# start of Recorded data
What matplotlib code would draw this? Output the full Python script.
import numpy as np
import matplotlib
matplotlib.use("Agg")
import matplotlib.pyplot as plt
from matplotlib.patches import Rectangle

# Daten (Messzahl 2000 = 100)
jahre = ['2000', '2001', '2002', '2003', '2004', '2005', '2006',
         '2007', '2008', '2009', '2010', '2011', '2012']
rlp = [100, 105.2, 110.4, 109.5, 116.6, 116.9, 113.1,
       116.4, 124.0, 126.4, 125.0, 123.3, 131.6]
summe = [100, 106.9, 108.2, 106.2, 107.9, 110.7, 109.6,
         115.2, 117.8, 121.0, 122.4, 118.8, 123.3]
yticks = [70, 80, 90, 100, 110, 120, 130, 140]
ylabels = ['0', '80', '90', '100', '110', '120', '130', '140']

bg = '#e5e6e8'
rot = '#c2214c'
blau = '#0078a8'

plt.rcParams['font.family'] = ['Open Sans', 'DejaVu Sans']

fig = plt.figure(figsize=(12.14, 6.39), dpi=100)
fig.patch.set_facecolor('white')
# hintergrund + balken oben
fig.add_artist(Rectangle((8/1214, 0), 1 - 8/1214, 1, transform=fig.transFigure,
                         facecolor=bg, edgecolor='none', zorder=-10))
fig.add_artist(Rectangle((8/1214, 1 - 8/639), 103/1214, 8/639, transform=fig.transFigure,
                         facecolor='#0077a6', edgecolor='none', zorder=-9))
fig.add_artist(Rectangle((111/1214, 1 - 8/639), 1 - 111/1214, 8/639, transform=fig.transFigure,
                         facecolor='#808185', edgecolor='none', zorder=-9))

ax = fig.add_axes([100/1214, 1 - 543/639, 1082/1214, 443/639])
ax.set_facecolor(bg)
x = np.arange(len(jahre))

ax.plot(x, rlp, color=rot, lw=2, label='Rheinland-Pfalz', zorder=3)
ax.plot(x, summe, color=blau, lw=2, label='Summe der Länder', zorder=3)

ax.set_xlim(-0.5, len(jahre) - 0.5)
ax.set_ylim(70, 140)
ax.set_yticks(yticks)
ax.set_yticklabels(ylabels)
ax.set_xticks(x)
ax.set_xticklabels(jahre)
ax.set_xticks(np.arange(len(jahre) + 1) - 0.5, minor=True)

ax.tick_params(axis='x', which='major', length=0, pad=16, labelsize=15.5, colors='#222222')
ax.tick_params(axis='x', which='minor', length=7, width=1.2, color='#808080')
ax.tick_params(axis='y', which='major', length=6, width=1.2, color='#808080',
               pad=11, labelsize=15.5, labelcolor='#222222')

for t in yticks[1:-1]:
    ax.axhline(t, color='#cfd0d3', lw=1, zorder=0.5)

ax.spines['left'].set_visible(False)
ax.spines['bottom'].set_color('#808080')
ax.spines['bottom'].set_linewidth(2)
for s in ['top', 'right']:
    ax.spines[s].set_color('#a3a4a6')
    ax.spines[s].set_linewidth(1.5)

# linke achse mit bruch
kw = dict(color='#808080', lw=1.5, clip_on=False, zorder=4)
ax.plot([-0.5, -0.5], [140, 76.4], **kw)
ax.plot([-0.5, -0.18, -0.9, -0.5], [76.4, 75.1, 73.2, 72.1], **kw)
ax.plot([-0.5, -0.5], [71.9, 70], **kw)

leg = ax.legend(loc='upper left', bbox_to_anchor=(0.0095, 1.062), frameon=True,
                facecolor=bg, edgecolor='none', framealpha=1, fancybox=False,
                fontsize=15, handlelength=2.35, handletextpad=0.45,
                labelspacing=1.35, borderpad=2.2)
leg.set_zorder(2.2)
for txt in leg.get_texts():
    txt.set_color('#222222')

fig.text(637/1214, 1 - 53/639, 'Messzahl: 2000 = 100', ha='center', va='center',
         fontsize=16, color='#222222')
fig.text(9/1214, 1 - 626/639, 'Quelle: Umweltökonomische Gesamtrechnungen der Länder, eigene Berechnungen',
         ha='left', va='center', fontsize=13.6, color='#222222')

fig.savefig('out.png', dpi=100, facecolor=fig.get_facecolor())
# end of Recorded data
• What the exercise asks: From the opening line of the data above through the line that contains "ax.plot(x, summe, color=blau, lw=2, label='Summe", please print each line as it stands and only those lines.

• Written response:
What matplotlib code would draw this? Output the full Python script.
import numpy as np
import matplotlib
matplotlib.use("Agg")
import matplotlib.pyplot as plt
from matplotlib.patches import Rectangle

# Daten (Messzahl 2000 = 100)
jahre = ['2000', '2001', '2002', '2003', '2004', '2005', '2006',
         '2007', '2008', '2009', '2010', '2011', '2012']
rlp = [100, 105.2, 110.4, 109.5, 116.6, 116.9, 113.1,
       116.4, 124.0, 126.4, 125.0, 123.3, 131.6]
summe = [100, 106.9, 108.2, 106.2, 107.9, 110.7, 109.6,
         115.2, 117.8, 121.0, 122.4, 118.8, 123.3]
yticks = [70, 80, 90, 100, 110, 120, 130, 140]
ylabels = ['0', '80', '90', '100', '110', '120', '130', '140']

bg = '#e5e6e8'
rot = '#c2214c'
blau = '#0078a8'

plt.rcParams['font.family'] = ['Open Sans', 'DejaVu Sans']

fig = plt.figure(figsize=(12.14, 6.39), dpi=100)
fig.patch.set_facecolor('white')
# hintergrund + balken oben
fig.add_artist(Rectangle((8/1214, 0), 1 - 8/1214, 1, transform=fig.transFigure,
                         facecolor=bg, edgecolor='none', zorder=-10))
fig.add_artist(Rectangle((8/1214, 1 - 8/639), 103/1214, 8/639, transform=fig.transFigure,
                         facecolor='#0077a6', edgecolor='none', zorder=-9))
fig.add_artist(Rectangle((111/1214, 1 - 8/639), 1 - 111/1214, 8/639, transform=fig.transFigure,
                         facecolor='#808185', edgecolor='none', zorder=-9))

ax = fig.add_axes([100/1214, 1 - 543/639, 1082/1214, 443/639])
ax.set_facecolor(bg)
x = np.arange(len(jahre))

ax.plot(x, rlp, color=rot, lw=2, label='Rheinland-Pfalz', zorder=3)
ax.plot(x, summe, color=blau, lw=2, label='Summe der Länder', zorder=3)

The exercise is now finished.